Smog is basically derived from the merging of two words; smoke and fog. Smog is also used to describe the type of fog which has smoke or soot in it. Smog is a yellowish or blackish fog formed mainly by a mixture of pollutants in the atmosphere which consists of fine particles and ground level ozone. Smog which occurs mainly because of air pollution, can also be defined as a mixture of various gases with dust and water vapor. Smog also refers to hazy air that makes breathing difficult.
How Smog is Formed?
The atmospheric pollutants or gases that form smog are released in the air when fuels are burnt. When sunlight and its heat react with these gases and fine particles in the atmosphere, smog is formed. It is purely caused by air pollution. Ground level ozone and fine particles are released in the air due to complex photochemical reactions between volatile organic compounds (VOC), sulphur dioxide (SO2) and nitrogen oxides (NOx). These VOC, SO2 and NOx are called precursors. The main sources of these precursors are pollutants released directly into the air by gasoline and diesel-run vehicles, industrial plants and activities, and heating due to human activities.
Smog is often caused by heavy traffic, high temperatures, sunshine and calm winds. These are few of the factors behind increasing level of air pollution in atmosphere. During the winter months when the wind speeds are low, it helps the smoke and fog to become stagnate at a place forming smog and increasing pollution levels near the ground closer to where people are respiring. It hampers visibility and disturbs the environment.
The time that smog takes to form depends directly on the temperature. Temperature inversions are situations when warm air does not rise instead stays near the ground. During situations of temperature inversions if the wind is calm, smog may get trapped and remain over a place for days.
But it is also true that smog is more severe when it occurs farther away from the sources of release of pollutants. This is because the photo chemical reactions that cause smog take place in the air when the released pollutants from heavy traffic drift due to the wind. Smog can thus affect and prove to be dangerous for suburbs, rural areas as well as urban areas or large cities.
Effects of Smog
Smog is harmful and it is evident from the components that form it and effects that can happen from it. It is harmful to humans, animals, plants and the nature as a whole. Many people deaths were recorded, notably those relating to bronchial diseases. Heavy smog is responsible for decreasing the UV radiation greatly. Thus heavy smog results in a low production of the crucial natural element vitamin D leading to cases of rickets among people.

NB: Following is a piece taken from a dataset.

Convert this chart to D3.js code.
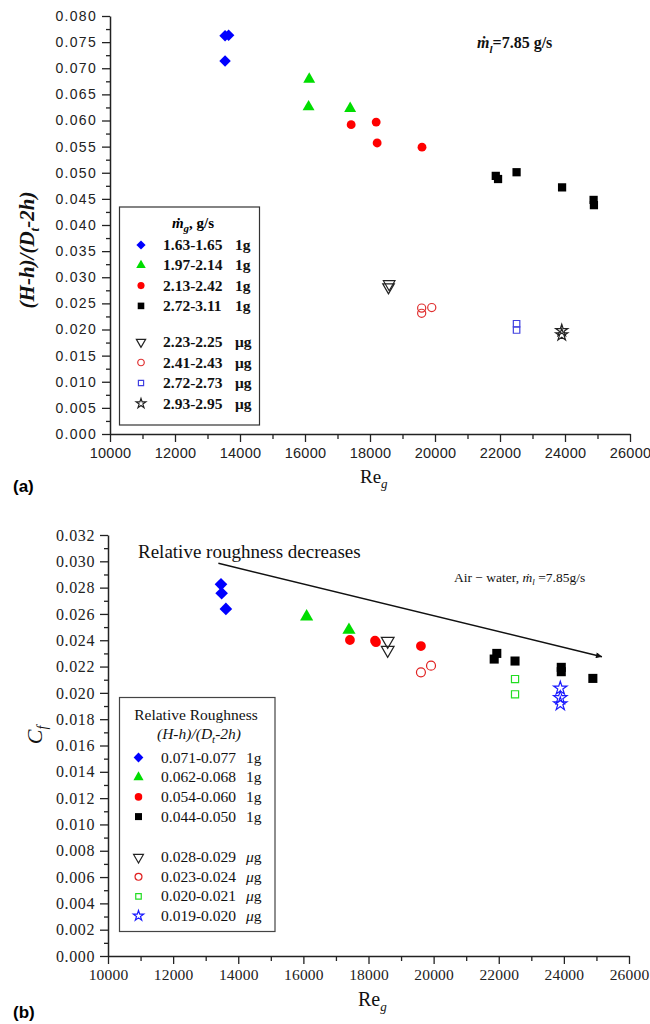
<!DOCTYPE html>
<html><head><meta charset="utf-8">
<script src="https://cdn.jsdelivr.net/npm/d3@7"></script>
<style>body{margin:0;background:#fff}</style>
</head><body><svg id="c" width="650" height="1024"></svg>
<script>
// ---------- tick values ----------
const reTicks = [10000,12000,14000,16000,18000,20000,22000,24000,26000];
const reMinor = [11000,13000,15000,17000,19000,21000,23000,25000];
const topYTicks = [0,0.005,0.010,0.015,0.020,0.025,0.030,0.035,0.040,0.045,0.050,0.055,0.060,0.065,0.070,0.075,0.080];
const botYTicks = [0,0.002,0.004,0.006,0.008,0.010,0.012,0.014,0.016,0.018,0.020,0.022,0.024,0.026,0.028,0.030,0.032];

// ---------- panel (a): Re_g vs (H-h)/(Dt-2h) ----------
const a1g_163 = [[13540,0.0762],[13650,0.0763],[13540,0.0714]];
const a1g_197 = [[16130,0.0679],[16110,0.0626],[17390,0.0623]];
const a1g_213 = [[17420,0.0592],[18190,0.0597],[18220,0.0557],[19600,0.0549]];
const a1g_272 = [[21870,0.0494],[21940,0.0488],[22510,0.0501],[23910,0.0472],[24880,0.0448],[24890,0.0438]];
const aMu_223 = [[18590,0.0287],[18570,0.0281]];
const aMu_241 = [[19590,0.0241],[19590,0.0231],[19900,0.0242]];
const aMu_272 = [[22510,0.0211],[22510,0.0199]];
const aMu_293 = [[23900,0.0198],[23900,0.0190]];
const aLabels = ["1.63-1.65","1.97-2.14","2.13-2.42","2.72-3.11","2.23-2.25","2.41-2.43","2.72-2.73","2.93-2.95"];

// ---------- panel (b): Re_g vs Cf ----------
const b1g_071 = [[13470,0.02825],[13490,0.02757],[13620,0.02638]];
const b1g_062 = [[16100,0.02579],[17400,0.02478]];
const b1g_054 = [[17430,0.02402],[18200,0.02397],[18230,0.02385],[19610,0.02356]];
const b1g_044 = [[21940,0.02300],[21860,0.02257],[22500,0.02242],[23920,0.02194],[23920,0.02161],[24890,0.02110]];
const bMu_028 = [[18590,0.02394],[18590,0.02326]];
const bMu_023 = [[19610,0.02156],[19920,0.02207]];
const bMu_020 = [[22500,0.02105],[22500,0.01989]];
const bMu_019 = [[23890,0.02035],[23890,0.01962],[23890,0.01916]];
const bLabels = ["0.071-0.077","0.062-0.068","0.054-0.060","0.044-0.050","0.028-0.029","0.023-0.024","0.020-0.021","0.019-0.020"];
const bArrow = [[13390,0.02985],[25170,0.02275]];

const svg = d3.select("#c");
const SERIF = "'Liberation Serif','Times New Roman',serif";
const SANS = "'Liberation Sans',Arial,sans-serif";

// marker styles
function sym(type, size, rot){ return {type, size, rot:rot||0}; }
const DIAM = sym(d3.symbolSquare, 66, 45);
const TRI = sym(d3.symbolTriangle, 62, 0);
const TRID = sym(d3.symbolTriangle, 58, 180);
const CIRC = sym(d3.symbolCircle, 62, 0);
const CIRCo = sym(d3.symbolCircle, 52, 0);
const SQ = sym(d3.symbolSquare, 68, 0);
const SQo = sym(d3.symbolSquare, 42, 0);
const STAR = sym(d3.symbolStar, 46, 0);

function drawMarker(g, x, y, st, fill, stroke, scale){
  const s = scale||1;
  g.append("path")
    .attr("d", d3.symbol().type(st.type).size(st.size*s*s)())
    .attr("transform", `translate(${x},${y}) rotate(${st.rot})`)
    .attr("fill", fill).attr("stroke", stroke)
    .attr("stroke-width", stroke==="none"?0:1.2);
}

function axes(g, x, y, yTicks, yStep, fontFam, fontSize, ls, xFontSize, xls, yFmt, xLabelDy){
  const yMinor = yTicks.slice(0,-1).map(v=>v+yStep/2);
  const ax = g.append("g").attr("class","xa").attr("transform",`translate(0,${y.range()[0]})`)
    .call(d3.axisBottom(x).tickValues(reTicks).tickSize(8).tickSizeOuter(0).tickPadding(xLabelDy).tickFormat(d3.format("d")));
  g.append("g").attr("transform",`translate(0,${y.range()[0]})`)
    .call(d3.axisBottom(x).tickValues(reMinor).tickSize(5).tickSizeOuter(0).tickFormat(""))
    .select(".domain").remove();
  const ay = g.append("g").attr("class","ya").attr("transform",`translate(${x.range()[0]},0)`)
    .call(d3.axisLeft(y).tickValues(yTicks).tickSize(8).tickSizeOuter(0).tickPadding(5).tickFormat(yFmt));
  g.append("g").attr("transform",`translate(${x.range()[0]},0)`)
    .call(d3.axisLeft(y).tickValues(yMinor).tickSize(4).tickSizeOuter(0).tickFormat(""))
    .select(".domain").remove();
  g.selectAll(".domain").attr("stroke","#222").attr("stroke-width",1.5);
  g.selectAll(".tick line").attr("stroke","#222").attr("stroke-width",1.3);
  ay.selectAll(".tick text").attr("font-family",fontFam).attr("font-size",fontSize)
    .attr("letter-spacing",ls).attr("fill","#222");
  ax.selectAll(".tick text").attr("font-family",fontFam).attr("font-size",xFontSize)
    .attr("letter-spacing",xls).attr("fill","#222");
}

// ================= Panel (a) =================
const xA = d3.scaleLinear([10000,26000],[110,630]);
const yA = d3.scaleLinear([0,0.08],[434,16]);
const gA = svg.append("g");
axes(gA, xA, yA, topYTicks, 0.005, SANS, 14, "1.3px", 14.5, "0.2px", d3.format(".3f"), 6);

const aSeries = [
  {d:a1g_163, st:DIAM, fill:"#0000ff", stroke:"none"},
  {d:a1g_197, st:TRI, fill:"#00dd00", stroke:"none"},
  {d:a1g_213, st:CIRC, fill:"#ff0000", stroke:"none"},
  {d:a1g_272, st:SQ, fill:"#000", stroke:"none"},
  {d:aMu_223, st:TRID, fill:"none", stroke:"#222"},
  {d:aMu_241, st:CIRCo, fill:"none", stroke:"#e03030"},
  {d:aMu_272, st:SQo, fill:"none", stroke:"#4040e0"},
  {d:aMu_293, st:STAR, fill:"none", stroke:"#222"}
];
aSeries.forEach(s=>s.d.forEach(p=>drawMarker(gA, xA(p[0]), yA(p[1]), s.st, s.fill, s.stroke)));

// legend (a)
gA.append("rect").attr("x",119.5).attr("y",207).attr("width",140).attr("height",218)
  .attr("fill","#fff").attr("stroke","#333").attr("stroke-width",1.2);
const tA = gA.append("text").attr("x",193).attr("y",228).attr("text-anchor","middle")
  .attr("font-family",SERIF).attr("font-size",15).attr("font-weight","bold");
tA.append("tspan").attr("font-style","italic").text("ṁ");
tA.append("tspan").attr("font-style","italic").attr("font-size",11).attr("dy",4).text("g");
tA.append("tspan").attr("dy",-4).text(", g/s");
const aRowY = [245,265.3,285.6,305.9,342,362.5,383,403.5];
aSeries.forEach((s,i)=>{
  drawMarker(gA, 141, aRowY[i], s.st, s.fill, s.stroke, i<4?0.8:0.8);
  gA.append("text").attr("x",163).attr("y",aRowY[i]+5).attr("font-family",SERIF)
    .attr("font-size",15.5).attr("font-weight","bold").attr("fill","#111").text(aLabels[i]);
  gA.append("text").attr("x",235).attr("y",aRowY[i]+5).attr("font-family",SERIF)
    .attr("font-size",15.5).attr("font-weight","bold").attr("fill","#111").text(i<4?"1g":"μg");
});

// annotation (a)
const annA = gA.append("text").attr("x",477).attr("y",48).attr("font-family",SERIF)
  .attr("font-size",16).attr("font-weight","bold").attr("fill","#111");
annA.append("tspan").attr("font-style","italic").text("ṁ");
annA.append("tspan").attr("font-style","italic").attr("font-size",11).attr("dy",5).text("l");
annA.append("tspan").attr("dy",-5).text("=7.85 g/s");

// axis titles (a)
const reA = gA.append("text").attr("x",360).attr("y",483).attr("font-family",SERIF).attr("font-size",19).attr("fill","#111");
reA.append("tspan").text("Re");
reA.append("tspan").attr("font-size",13).attr("dy",5).attr("font-style","italic").text("g");
const ylA = gA.append("text").attr("transform","translate(34,250) rotate(-90)").attr("text-anchor","middle")
  .attr("font-family",SERIF).attr("font-size",21).attr("font-style","italic").attr("font-weight","bold").attr("fill","#111");
ylA.append("tspan").text("(H-h)/(D");
ylA.append("tspan").attr("font-size",13).attr("dy",5).text("t");
ylA.append("tspan").attr("dy",-5).text("-2h)");
gA.append("text").attr("x",13).attr("y",492).attr("font-family",SANS).attr("font-size",17).attr("font-weight","bold").text("(a)");

// ================= Panel (b) =================
const xB = d3.scaleLinear([10000,26000],[108,629]);
const yB = d3.scaleLinear([0,0.032],[956,535]);
const gB = svg.append("g");
axes(gB, xB, yB, botYTicks, 0.002, SERIF, 16, "0.6px", 15.5, "0.2px", d3.format(".3f"), 5);

const bSeries = [
  {d:b1g_071, st:DIAM, fill:"#0000ff", stroke:"none"},
  {d:b1g_062, st:TRI, fill:"#00dd00", stroke:"none"},
  {d:b1g_054, st:CIRC, fill:"#ff0000", stroke:"none"},
  {d:b1g_044, st:SQ, fill:"#000", stroke:"none"},
  {d:bMu_028, st:TRID, fill:"none", stroke:"#222"},
  {d:bMu_023, st:CIRCo, fill:"none", stroke:"#e02020"},
  {d:bMu_020, st:SQo, fill:"none", stroke:"#22dd22"},
  {d:bMu_019, st:STAR, fill:"none", stroke:"#1a1aff"}
];
// arrow
svg.append("defs").append("marker").attr("id","ah").attr("viewBox","0 0 10 10").attr("refX",10).attr("refY",5)
  .attr("markerWidth",9).attr("markerHeight",6).attr("orient","auto").attr("markerUnits","userSpaceOnUse")
  .append("path").attr("d","M0,0L10,5L0,10z").attr("fill","#111");
gB.append("line").attr("x1",xB(bArrow[0][0])).attr("y1",yB(bArrow[0][1]))
  .attr("x2",xB(bArrow[1][0])).attr("y2",yB(bArrow[1][1]))
  .attr("stroke","#111").attr("stroke-width",1.5).attr("marker-end","url(#ah)");

bSeries.forEach(s=>s.d.forEach(p=>drawMarker(gB, xB(p[0]), yB(p[1]), s.st, s.fill, s.stroke, 1.1)));

// legend (b)
gB.append("rect").attr("x",119.5).attr("y",697.5).attr("width",155.5).attr("height",234)
  .attr("fill","#fff").attr("stroke","#444").attr("stroke-width",1.2);
gB.append("text").attr("x",196).attr("y",720).attr("text-anchor","middle").attr("font-family",SERIF)
  .attr("font-size",15.5).attr("fill","#111").text("Relative Roughness");
const tB = gB.append("text").attr("x",199).attr("y",739).attr("text-anchor","middle").attr("font-family",SERIF)
  .attr("font-size",15.5).attr("font-style","italic").attr("fill","#111");
tB.append("tspan").text("(H-h)/(D");
tB.append("tspan").attr("font-size",11).attr("dy",4).text("t");
tB.append("tspan").attr("dy",-4).text("-2h)");
const bRowY = [757.5,777.2,796.9,816.6,857.3,876.8,896.3,915.8];
bSeries.forEach((s,i)=>{
  drawMarker(gB, 138.5, bRowY[i], s.st, s.fill, s.stroke, 0.85);
  gB.append("text").attr("x",161).attr("y",bRowY[i]+5).attr("font-family",SERIF)
    .attr("font-size",15.5).attr("fill","#111").text(bLabels[i]);
  const t = gB.append("text").attr("x",246).attr("y",bRowY[i]+5).attr("font-family",SERIF)
    .attr("font-size",15.5).attr("fill","#111");
  if(i<4) t.text("1g"); else { t.append("tspan").attr("font-style","italic").text("μ"); t.append("tspan").text("g"); }
});

// annotations (b)
gB.append("text").attr("x",138).attr("y",558).attr("font-family",SERIF).attr("font-size",19)
  .attr("fill","#111").text("Relative roughness decreases");
const annB = gB.append("text").attr("x",454).attr("y",582).attr("font-family",SERIF)
  .attr("font-size",13.5).attr("fill","#111");
annB.append("tspan").text("Air − water,  ");
annB.append("tspan").attr("font-style","italic").text("ṁ");
annB.append("tspan").attr("font-style","italic").attr("font-size",9).attr("dy",3).text("l");
annB.append("tspan").attr("dy",-3).text(" =7.85g/s");

// axis titles (b)
const reB = gB.append("text").attr("x",358).attr("y",1006).attr("font-family",SERIF).attr("font-size",20).attr("fill","#111");
reB.append("tspan").text("Re");
reB.append("tspan").attr("font-size",13).attr("dy",5).attr("font-style","italic").text("g");
const ylB = gB.append("text").attr("transform","translate(42,735) rotate(-90)").attr("text-anchor","middle")
  .attr("font-family",SERIF).attr("font-size",22).attr("font-style","italic").attr("fill","#111");
ylB.append("tspan").text("C");
ylB.append("tspan").attr("font-size",14).attr("dy",5).text("f");
gB.append("text").attr("x",13).attr("y",1018).attr("font-family",SANS).attr("font-size",17).attr("font-weight","bold").text("(b)");
</script></body></html>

When a city or town gets covered in smog, the effects are felt immediately. Smog can be responsible for any ailment from minor pains to deadly pulmonary diseases such as lung cancer. Smog is well known for causing irritation in the eye. It may also result in inflammation in the tissues of lungs; giving rise to pain in the chest. Other issues or illnesses such as cold and pneumonia are also related to smog. The human body faces great difficulty in defending itself against the harmful effects of smog.
Minor exposure to smog can lead to greater threats of asthma attacks; people suffering from asthma problems must avoid exposure. Smog also causes pre-mature deaths and affects densely populated areas building it up to dangerous levels. The highly affected people include old people, kids and those with cardiac and respiratory complications as they have easy tendency to be at disadvantage of asthma.
The ground level ozone present in the smog also inhibits plant growth and causes immense damage to crops and forests. Crops, vegetables like soybeans, wheat, tomatoes, peanuts, and cotton are subject to infection when they are exposed to smog. The smog results in mortifying impacts on environment by killing innumerable animal species and green life as these take time to adapt to breathing and surviving in such toxic environments.
Smog is a devastating problem especially due to the fast modernization or industrialization as the hazardous chemicals involved in smog formation are highly reactive is spread around in the atmosphere. Smoke and sulphur dioxide pollution in urban areas is at much lower levels than in the past, as a result of law passed to control emissions and in favor of cleaner emission technology.
So how should you fight with the forceful impact of smog? It can be reduced by implementing modifications in your lifestyle, decreasing the consumption of fuels that are non-renewable and by replacing them with alternate sources of fuel which will reduce toxic emissions from vehicles.